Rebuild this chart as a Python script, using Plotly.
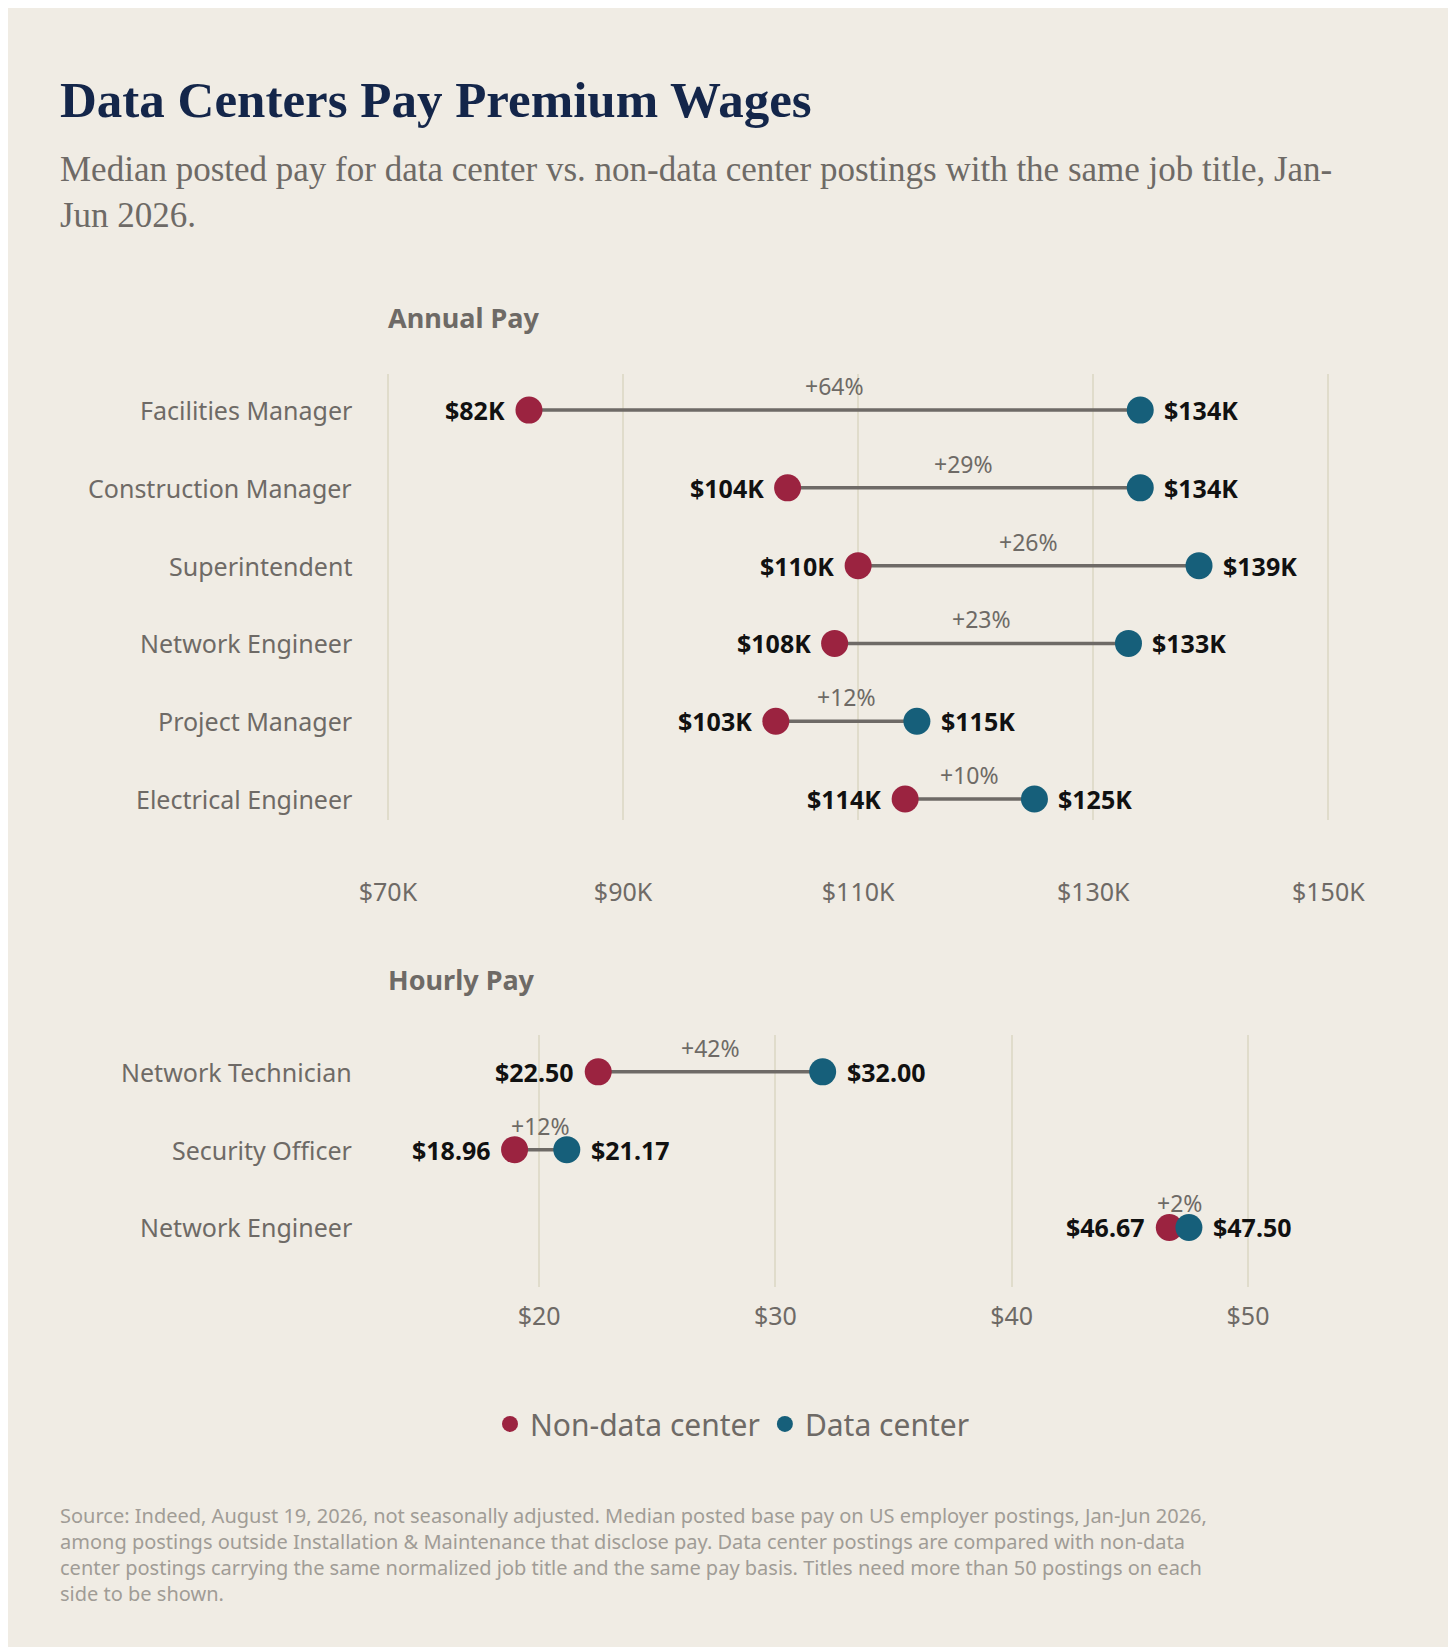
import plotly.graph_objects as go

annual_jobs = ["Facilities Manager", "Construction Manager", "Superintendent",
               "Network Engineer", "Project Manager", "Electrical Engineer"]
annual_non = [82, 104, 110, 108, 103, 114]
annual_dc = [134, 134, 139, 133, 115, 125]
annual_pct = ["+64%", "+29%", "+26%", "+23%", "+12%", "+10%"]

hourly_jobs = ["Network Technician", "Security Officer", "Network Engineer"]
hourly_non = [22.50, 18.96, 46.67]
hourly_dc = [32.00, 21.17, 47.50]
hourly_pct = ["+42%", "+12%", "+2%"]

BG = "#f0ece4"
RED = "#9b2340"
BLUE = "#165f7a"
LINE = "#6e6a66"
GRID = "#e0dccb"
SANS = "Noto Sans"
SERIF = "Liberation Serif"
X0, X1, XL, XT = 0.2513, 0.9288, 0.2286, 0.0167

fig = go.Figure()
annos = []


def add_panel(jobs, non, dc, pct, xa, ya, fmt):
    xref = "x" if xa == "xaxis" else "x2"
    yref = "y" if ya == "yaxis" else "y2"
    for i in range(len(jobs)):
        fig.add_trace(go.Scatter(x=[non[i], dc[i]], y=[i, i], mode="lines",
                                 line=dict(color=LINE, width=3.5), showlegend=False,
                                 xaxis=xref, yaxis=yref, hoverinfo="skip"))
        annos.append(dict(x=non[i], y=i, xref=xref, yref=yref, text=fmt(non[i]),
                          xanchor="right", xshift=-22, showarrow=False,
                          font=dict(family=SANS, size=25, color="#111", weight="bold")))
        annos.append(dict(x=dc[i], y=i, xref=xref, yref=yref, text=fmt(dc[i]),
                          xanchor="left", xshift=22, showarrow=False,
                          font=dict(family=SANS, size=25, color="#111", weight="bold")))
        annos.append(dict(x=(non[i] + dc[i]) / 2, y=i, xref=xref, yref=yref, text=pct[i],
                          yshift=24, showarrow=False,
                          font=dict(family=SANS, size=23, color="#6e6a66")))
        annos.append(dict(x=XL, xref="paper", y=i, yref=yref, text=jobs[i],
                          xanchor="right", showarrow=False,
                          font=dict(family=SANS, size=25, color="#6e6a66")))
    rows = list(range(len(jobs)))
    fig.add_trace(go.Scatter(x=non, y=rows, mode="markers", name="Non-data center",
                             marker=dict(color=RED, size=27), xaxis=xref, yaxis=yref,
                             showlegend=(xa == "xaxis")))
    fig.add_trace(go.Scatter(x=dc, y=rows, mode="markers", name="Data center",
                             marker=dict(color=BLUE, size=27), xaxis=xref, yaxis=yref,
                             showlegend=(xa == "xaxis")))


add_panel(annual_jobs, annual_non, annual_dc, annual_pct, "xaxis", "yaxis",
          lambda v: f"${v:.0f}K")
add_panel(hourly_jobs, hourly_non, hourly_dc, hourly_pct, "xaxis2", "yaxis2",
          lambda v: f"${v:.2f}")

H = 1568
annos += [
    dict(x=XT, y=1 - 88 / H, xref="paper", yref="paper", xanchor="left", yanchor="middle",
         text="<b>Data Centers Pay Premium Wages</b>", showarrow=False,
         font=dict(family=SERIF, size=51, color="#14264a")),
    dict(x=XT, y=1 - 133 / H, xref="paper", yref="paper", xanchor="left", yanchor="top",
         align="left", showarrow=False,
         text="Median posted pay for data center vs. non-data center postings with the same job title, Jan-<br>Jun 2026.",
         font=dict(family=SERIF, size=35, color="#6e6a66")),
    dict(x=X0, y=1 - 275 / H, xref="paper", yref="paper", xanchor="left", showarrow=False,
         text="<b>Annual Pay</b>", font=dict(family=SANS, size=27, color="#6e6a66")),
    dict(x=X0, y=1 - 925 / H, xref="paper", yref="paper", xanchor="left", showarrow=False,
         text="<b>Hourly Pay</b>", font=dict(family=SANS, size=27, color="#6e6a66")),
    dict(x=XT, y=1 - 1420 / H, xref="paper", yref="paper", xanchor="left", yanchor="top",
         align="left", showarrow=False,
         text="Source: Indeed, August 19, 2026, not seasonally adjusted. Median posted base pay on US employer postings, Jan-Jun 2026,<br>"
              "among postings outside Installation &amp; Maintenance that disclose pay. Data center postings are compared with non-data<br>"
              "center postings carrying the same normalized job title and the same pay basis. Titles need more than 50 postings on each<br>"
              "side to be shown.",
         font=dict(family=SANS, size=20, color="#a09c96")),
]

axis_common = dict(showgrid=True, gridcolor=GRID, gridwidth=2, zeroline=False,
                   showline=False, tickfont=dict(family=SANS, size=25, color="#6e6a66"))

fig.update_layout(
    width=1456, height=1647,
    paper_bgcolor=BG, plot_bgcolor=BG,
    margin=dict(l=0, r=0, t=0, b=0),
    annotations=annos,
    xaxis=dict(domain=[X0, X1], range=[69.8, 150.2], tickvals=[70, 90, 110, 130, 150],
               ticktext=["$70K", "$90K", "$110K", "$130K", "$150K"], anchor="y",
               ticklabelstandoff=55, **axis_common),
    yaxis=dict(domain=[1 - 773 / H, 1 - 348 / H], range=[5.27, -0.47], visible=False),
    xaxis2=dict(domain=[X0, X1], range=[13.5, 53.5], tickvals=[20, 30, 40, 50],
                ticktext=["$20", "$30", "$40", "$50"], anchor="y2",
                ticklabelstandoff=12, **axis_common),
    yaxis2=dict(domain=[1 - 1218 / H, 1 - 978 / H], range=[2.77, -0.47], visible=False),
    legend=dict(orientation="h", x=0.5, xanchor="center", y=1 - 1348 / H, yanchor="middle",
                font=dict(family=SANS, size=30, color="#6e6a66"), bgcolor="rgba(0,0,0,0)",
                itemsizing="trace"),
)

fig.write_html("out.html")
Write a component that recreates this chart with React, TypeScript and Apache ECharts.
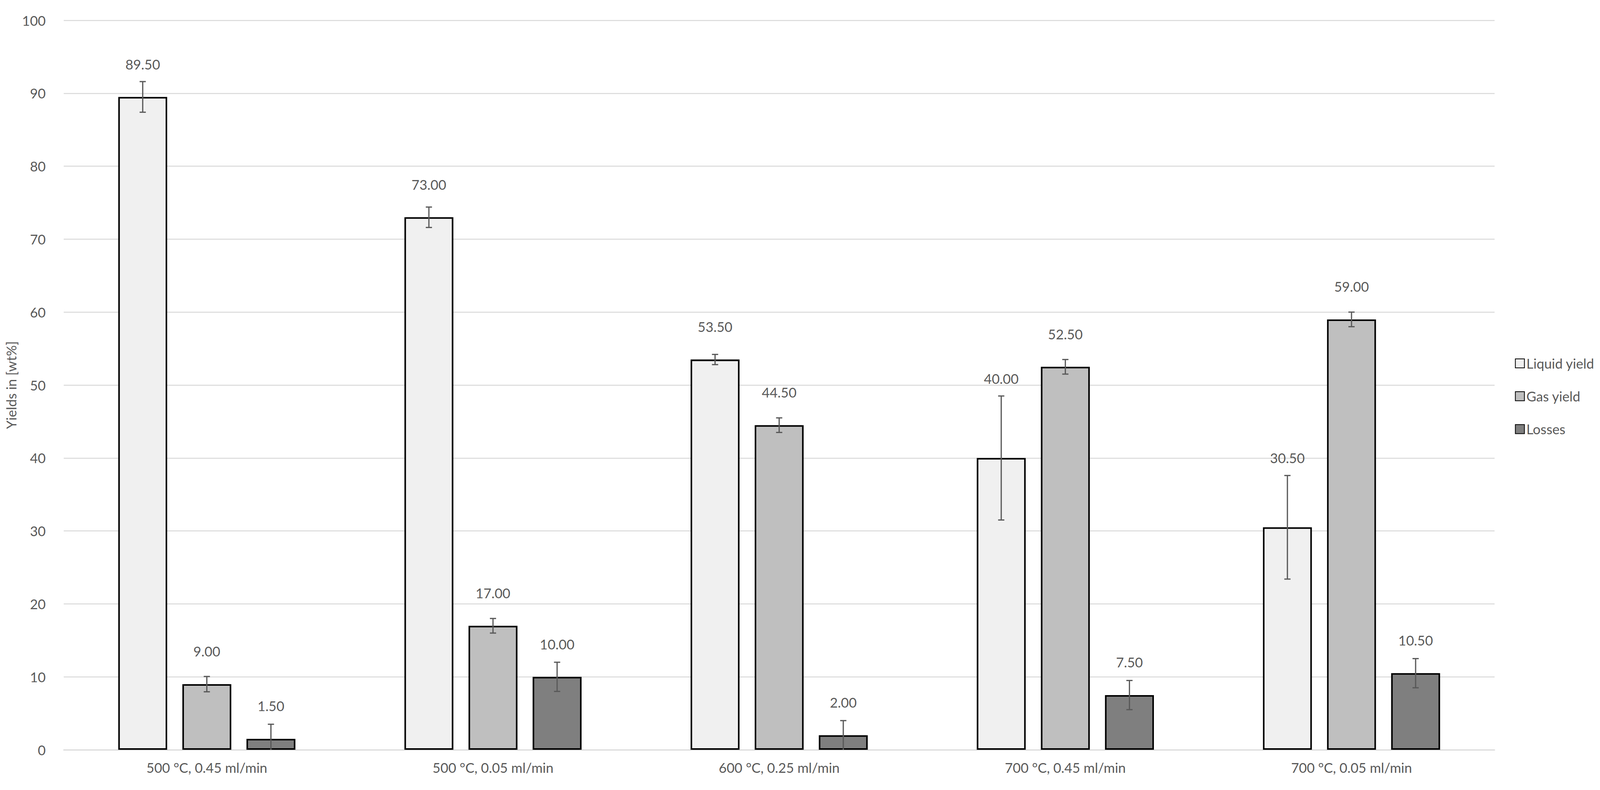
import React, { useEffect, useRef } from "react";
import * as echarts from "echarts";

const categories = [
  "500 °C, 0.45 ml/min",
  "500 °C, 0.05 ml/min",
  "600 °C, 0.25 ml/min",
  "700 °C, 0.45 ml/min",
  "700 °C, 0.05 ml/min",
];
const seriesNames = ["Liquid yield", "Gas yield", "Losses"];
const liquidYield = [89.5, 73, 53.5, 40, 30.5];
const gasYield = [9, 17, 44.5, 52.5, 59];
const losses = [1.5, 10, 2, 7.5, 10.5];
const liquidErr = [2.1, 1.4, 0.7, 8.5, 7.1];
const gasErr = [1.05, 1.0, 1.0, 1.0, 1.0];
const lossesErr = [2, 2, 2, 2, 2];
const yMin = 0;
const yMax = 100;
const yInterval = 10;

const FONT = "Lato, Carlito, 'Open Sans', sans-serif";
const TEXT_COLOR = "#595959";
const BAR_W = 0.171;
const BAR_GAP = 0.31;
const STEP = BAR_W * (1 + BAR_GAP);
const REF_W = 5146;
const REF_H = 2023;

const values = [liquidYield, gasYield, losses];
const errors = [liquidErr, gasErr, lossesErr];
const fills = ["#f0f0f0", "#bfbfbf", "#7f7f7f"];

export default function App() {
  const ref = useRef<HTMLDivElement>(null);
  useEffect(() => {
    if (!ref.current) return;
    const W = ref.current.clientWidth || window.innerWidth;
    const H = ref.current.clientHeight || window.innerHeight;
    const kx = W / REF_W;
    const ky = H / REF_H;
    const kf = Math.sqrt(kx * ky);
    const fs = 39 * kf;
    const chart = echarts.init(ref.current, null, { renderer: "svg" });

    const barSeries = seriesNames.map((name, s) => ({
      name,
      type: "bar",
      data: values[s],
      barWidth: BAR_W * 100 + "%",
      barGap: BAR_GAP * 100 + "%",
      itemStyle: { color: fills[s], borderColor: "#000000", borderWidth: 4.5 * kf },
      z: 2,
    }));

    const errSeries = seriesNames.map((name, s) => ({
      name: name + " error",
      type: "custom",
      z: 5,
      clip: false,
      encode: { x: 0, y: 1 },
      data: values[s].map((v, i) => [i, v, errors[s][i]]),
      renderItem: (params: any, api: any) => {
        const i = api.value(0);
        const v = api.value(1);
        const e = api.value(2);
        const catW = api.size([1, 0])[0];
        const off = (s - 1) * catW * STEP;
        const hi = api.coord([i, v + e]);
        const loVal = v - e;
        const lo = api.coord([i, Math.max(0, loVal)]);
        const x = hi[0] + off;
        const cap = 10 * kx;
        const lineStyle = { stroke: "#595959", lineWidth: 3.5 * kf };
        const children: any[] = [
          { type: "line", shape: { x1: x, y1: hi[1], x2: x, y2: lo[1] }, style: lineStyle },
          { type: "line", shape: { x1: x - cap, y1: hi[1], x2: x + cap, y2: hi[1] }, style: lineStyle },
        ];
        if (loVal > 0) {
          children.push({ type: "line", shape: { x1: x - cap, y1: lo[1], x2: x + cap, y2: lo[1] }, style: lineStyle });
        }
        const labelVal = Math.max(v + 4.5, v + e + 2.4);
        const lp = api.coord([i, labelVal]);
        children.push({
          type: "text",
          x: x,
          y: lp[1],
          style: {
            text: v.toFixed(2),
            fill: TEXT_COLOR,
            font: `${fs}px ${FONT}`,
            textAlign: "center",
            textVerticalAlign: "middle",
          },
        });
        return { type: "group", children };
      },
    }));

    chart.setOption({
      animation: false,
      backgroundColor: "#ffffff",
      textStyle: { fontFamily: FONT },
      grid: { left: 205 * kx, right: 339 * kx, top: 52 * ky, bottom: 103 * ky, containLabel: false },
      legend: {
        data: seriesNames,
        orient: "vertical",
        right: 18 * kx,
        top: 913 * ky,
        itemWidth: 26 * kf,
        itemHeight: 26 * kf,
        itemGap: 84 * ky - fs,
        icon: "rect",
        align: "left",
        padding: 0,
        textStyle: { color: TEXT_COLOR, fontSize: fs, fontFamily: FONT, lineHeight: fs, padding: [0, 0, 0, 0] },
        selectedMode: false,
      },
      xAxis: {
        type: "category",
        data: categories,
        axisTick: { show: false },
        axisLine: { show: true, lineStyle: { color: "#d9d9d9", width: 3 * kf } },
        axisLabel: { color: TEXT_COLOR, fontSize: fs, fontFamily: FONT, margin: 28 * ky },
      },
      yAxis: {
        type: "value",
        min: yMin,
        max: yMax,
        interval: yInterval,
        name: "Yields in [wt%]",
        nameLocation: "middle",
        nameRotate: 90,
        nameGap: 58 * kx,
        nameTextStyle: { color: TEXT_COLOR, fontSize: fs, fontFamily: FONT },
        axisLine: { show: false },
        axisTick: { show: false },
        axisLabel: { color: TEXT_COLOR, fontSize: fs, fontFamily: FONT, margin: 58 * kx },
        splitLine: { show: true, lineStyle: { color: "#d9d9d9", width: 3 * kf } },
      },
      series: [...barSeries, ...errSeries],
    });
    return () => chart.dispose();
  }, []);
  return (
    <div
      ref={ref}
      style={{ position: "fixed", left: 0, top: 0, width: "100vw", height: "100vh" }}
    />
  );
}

------------------------------------------------------------

▸ Work to do
List all lines holding the string "this".

▸ Right answer
Rebuild this chart as a Python script, using Plotly.
Write a component that recreates this chart with React, TypeScript and Apache ECharts.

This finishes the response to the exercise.